--- Task data ---

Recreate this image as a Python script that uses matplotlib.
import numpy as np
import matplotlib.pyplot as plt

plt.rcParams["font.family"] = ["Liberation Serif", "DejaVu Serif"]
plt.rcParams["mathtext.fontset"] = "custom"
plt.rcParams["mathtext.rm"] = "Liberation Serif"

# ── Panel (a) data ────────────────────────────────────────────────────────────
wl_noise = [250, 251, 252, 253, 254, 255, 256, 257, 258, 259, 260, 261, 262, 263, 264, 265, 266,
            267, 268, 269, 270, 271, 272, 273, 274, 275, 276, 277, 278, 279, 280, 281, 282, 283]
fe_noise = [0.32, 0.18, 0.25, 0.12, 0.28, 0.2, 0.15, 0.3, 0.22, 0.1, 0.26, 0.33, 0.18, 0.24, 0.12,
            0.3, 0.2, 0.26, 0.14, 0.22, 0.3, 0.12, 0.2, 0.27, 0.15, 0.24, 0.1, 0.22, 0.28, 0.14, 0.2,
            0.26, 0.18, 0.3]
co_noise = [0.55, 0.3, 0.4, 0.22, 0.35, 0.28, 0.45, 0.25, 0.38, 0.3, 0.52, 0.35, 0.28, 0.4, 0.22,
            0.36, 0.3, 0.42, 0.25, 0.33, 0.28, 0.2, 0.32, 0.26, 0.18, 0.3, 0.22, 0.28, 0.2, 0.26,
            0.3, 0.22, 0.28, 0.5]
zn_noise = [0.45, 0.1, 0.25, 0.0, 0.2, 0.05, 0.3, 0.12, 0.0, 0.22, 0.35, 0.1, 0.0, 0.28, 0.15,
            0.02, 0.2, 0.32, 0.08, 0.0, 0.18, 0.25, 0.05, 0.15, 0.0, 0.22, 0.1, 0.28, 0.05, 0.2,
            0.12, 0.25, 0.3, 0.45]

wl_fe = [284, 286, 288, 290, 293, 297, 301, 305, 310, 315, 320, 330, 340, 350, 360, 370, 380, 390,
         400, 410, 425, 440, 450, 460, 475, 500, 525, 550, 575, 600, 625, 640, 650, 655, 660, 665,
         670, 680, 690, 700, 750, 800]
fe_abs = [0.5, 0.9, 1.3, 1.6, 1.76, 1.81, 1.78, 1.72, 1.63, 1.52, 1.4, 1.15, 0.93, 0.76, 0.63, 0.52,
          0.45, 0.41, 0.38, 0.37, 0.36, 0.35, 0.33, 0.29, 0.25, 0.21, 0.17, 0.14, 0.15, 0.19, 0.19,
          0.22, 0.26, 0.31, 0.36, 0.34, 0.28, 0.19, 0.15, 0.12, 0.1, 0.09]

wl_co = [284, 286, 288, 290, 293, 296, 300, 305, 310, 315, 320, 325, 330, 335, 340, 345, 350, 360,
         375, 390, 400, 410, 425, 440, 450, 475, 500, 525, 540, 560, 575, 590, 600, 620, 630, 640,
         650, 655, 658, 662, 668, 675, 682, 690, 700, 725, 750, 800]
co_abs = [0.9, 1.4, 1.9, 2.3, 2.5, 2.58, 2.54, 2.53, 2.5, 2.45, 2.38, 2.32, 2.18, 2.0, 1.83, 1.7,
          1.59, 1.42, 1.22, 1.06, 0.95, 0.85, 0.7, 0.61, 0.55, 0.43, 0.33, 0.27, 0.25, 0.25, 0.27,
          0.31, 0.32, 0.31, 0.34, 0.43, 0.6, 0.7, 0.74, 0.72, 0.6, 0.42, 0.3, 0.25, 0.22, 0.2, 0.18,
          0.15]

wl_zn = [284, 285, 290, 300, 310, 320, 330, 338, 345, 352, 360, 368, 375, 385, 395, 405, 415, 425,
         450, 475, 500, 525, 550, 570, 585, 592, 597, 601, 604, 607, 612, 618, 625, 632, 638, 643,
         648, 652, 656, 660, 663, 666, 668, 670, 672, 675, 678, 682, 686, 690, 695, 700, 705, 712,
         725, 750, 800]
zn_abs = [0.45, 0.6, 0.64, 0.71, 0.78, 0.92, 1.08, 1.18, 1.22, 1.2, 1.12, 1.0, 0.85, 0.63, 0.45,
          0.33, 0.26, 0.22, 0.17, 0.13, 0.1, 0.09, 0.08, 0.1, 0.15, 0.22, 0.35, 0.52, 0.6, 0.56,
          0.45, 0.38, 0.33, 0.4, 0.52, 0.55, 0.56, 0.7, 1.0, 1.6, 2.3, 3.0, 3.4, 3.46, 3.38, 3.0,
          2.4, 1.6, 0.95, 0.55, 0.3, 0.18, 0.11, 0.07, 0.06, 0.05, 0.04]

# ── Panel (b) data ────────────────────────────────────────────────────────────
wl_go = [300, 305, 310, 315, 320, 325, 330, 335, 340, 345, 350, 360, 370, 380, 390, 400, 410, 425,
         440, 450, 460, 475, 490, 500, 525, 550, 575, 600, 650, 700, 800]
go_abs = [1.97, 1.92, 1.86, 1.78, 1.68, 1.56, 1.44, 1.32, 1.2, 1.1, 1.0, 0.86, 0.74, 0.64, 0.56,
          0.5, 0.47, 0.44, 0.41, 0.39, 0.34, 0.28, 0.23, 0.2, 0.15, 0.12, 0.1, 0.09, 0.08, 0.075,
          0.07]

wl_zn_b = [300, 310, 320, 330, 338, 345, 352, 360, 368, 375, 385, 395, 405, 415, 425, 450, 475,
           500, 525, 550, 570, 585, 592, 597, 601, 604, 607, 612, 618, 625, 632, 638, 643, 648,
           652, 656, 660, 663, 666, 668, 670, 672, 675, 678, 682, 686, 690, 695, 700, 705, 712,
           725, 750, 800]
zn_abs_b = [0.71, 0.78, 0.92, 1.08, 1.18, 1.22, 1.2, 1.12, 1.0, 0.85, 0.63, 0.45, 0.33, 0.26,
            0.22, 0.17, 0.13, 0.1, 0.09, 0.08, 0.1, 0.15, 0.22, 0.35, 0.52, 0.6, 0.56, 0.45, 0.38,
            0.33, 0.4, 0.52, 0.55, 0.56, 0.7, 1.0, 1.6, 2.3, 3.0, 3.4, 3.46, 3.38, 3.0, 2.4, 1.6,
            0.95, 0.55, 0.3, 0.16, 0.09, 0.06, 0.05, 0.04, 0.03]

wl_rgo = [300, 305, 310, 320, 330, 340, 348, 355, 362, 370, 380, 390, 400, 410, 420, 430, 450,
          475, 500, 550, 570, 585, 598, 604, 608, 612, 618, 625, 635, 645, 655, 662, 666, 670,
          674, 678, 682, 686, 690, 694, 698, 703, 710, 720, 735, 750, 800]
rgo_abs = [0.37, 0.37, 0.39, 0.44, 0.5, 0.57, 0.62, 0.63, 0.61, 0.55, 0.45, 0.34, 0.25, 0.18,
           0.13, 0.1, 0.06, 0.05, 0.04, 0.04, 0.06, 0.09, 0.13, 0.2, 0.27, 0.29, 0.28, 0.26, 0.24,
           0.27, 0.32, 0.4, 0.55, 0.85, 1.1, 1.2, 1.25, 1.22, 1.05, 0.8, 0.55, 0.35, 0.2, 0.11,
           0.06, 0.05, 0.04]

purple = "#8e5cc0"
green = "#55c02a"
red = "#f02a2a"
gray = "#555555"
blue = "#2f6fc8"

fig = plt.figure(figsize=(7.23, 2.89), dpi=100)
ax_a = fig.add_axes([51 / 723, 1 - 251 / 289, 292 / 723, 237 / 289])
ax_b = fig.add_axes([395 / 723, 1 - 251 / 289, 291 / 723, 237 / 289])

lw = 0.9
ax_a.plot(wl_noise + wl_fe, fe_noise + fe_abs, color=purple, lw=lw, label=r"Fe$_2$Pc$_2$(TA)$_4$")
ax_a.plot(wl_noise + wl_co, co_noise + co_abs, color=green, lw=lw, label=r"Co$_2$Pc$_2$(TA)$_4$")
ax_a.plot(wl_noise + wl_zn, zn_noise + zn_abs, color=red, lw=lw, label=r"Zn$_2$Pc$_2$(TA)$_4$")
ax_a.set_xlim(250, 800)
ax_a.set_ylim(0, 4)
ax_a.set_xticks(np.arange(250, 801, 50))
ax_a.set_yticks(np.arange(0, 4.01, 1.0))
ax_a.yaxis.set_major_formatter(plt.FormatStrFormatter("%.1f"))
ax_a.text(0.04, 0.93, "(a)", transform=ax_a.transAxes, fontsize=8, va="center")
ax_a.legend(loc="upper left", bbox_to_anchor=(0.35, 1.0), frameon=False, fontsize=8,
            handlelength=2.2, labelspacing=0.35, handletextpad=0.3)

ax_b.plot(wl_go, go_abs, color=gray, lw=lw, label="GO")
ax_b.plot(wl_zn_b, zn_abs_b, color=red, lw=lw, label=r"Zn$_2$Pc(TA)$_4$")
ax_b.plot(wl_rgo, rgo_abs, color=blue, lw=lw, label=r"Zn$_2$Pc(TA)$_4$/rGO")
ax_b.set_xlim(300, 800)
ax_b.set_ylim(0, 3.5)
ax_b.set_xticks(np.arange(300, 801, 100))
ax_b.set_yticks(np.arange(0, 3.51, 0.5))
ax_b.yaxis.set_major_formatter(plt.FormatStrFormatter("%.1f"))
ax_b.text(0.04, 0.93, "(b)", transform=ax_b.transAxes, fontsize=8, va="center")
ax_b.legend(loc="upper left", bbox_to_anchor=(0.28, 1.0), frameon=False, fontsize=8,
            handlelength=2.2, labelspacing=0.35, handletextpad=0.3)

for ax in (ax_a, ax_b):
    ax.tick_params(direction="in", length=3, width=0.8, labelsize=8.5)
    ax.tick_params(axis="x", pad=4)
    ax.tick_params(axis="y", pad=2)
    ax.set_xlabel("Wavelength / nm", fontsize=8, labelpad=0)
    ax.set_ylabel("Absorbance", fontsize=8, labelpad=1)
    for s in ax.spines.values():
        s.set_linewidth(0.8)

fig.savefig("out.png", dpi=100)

---
--- Task data ---

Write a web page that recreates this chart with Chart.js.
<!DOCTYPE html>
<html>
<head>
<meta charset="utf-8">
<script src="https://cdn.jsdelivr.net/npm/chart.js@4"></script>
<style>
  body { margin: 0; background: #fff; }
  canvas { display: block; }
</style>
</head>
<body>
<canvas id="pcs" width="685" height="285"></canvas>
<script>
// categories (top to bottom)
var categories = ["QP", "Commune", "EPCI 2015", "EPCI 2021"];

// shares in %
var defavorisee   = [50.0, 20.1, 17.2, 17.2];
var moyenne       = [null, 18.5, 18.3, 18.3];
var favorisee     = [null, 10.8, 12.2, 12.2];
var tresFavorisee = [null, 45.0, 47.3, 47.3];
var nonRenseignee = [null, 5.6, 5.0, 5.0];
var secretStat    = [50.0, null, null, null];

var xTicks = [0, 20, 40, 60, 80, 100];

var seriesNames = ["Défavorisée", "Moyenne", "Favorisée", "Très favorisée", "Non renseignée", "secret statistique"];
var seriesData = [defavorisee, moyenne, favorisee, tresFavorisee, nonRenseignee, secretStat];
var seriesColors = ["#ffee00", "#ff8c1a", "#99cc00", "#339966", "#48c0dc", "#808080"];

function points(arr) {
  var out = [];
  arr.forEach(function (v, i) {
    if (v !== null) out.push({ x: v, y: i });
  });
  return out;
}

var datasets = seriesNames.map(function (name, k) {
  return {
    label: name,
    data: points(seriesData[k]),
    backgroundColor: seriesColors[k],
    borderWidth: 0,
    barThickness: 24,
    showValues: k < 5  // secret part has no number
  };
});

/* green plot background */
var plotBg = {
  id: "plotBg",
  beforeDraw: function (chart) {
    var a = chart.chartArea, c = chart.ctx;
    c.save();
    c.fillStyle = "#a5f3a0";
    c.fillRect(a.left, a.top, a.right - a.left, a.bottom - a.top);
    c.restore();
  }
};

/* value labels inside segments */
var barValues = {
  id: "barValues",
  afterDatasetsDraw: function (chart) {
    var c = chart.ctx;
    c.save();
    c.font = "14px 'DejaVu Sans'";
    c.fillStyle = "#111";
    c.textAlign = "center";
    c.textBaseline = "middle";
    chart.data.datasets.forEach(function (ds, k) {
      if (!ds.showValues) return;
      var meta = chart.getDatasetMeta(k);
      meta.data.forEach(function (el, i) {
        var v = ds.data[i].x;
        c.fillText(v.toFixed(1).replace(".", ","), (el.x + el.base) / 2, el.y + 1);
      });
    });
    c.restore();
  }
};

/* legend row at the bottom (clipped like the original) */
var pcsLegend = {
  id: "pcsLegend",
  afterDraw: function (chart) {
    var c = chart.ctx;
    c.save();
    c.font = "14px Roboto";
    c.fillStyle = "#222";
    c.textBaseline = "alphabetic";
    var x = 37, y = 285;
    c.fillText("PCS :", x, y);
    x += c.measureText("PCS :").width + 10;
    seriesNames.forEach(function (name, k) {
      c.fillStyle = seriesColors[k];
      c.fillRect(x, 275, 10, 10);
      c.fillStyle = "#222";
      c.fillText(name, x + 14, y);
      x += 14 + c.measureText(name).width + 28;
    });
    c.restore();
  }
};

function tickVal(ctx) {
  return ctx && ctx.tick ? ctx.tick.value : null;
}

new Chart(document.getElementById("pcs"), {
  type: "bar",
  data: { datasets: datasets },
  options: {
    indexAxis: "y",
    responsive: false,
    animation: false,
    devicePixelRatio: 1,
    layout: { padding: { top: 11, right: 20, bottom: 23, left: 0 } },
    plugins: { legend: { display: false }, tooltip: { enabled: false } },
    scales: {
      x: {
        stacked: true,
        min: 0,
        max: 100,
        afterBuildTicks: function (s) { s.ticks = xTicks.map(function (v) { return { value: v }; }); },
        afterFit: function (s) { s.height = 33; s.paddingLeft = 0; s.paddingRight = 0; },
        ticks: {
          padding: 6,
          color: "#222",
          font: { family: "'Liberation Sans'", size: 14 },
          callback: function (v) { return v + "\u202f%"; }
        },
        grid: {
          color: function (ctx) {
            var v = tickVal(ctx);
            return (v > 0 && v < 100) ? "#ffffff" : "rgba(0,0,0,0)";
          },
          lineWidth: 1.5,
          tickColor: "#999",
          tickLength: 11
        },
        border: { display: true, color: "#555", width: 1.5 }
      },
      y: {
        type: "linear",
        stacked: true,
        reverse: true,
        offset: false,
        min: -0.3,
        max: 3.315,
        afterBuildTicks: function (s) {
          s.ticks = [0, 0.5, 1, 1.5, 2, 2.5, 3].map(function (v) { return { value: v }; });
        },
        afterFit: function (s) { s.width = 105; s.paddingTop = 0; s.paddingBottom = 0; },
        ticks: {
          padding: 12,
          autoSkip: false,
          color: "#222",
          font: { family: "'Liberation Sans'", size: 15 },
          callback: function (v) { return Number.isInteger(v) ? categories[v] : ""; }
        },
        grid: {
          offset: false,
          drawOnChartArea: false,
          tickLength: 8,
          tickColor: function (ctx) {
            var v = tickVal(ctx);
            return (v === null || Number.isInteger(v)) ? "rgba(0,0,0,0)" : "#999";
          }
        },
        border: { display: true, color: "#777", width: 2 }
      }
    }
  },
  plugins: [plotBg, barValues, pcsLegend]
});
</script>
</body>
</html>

---
--- Task data ---

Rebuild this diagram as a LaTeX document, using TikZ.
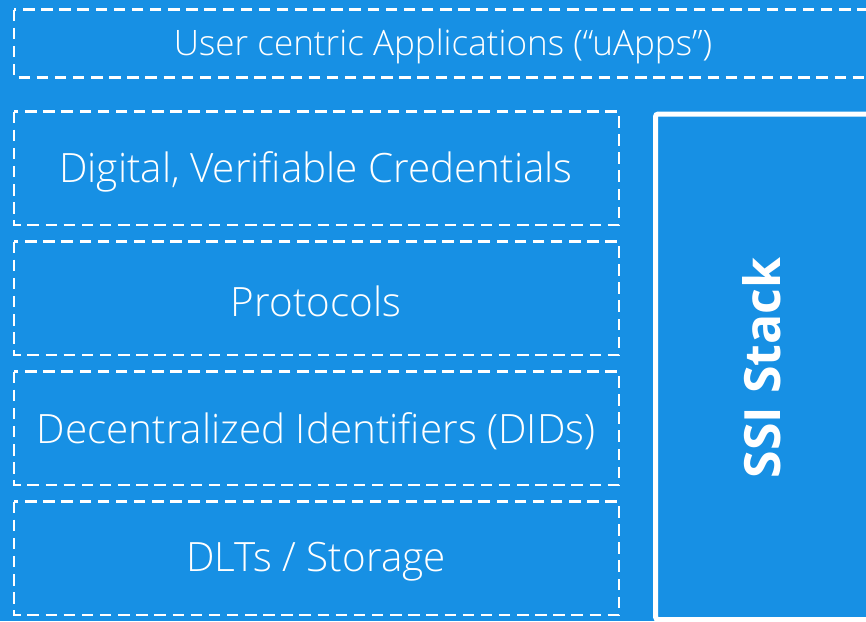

---

Task to carry out ▸ Read the entries and show each line that mentions "script".

Expected output ▸
Recreate this image as a Python script that uses matplotlib.
<script src="https://cdn.jsdelivr.net/npm/chart.js@4"></script>
<script>
</script>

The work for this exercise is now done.